Departamento de
Traducción e Interpretación


Tema:   Automática.
Autor:   Gispert Ramís, Adrià
Año:   2007
Título:   Introducing linguistic knowledge into statistical machine translation
Lugar:   Barcelona
Editorial/Revista:   Universitat Politècnica de Catalunya
Idioma:   Inglés.
Tipo:   Tesis.
ISBN/ISSN/DOI:   ISBN: 9788469055632.
Disponibilidad:   Acceso abierto.
Resumen:   This Ph.D. thesis dissertation addresses the use of morphosyntactic information in order to improve the performance of Statistical Machine Translation (SMT) systems, providing them with additional linguistic information beyond the surface level of words from parallel corpora.
The statistical machine translation system in this work here follows a tuple-based approach, modelling joint-probability translation models via log-linear combination of bilingual n-grams with additional feature functions. A detailed study of the approach is conducted.
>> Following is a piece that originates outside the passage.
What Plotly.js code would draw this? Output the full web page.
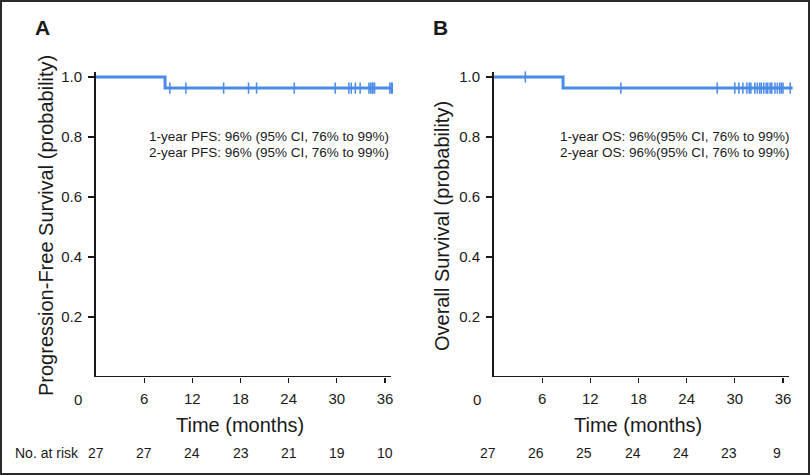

This includes its initial development from a speech-oriented Finite-State Transducer architecture implementing X-grams towards a large-vocabulary text-oriented n-grams implementation, training and decoding particularities, portability across language pairs and tasks, and main difficulties as revealed in error analyses.
The use of linguistic knowledge to improve word alignment quality is also studied. A cooccurrence-based one-to-one word alignment algorithm is extended with verb form classification with successful results. Additionally, we evaluate the impact in word alignment and translation quality of Part-Of-Speech, base form, verb form classification and stemming on state-of-art word alignment tools.
Furthermore, the thesis proposes a translation model tackling verb form generation through an additional verb instance model, reporting experiments in English-to-Spanish tasks. Disagreement is addressed via incorporating a target Part-Of-Speech language model. Finally, we study the impact of morphology derivation on Ngram-based SMT formulation, empirically evaluating the quality gain that is to be gained via morphology reduction. [Source: Author]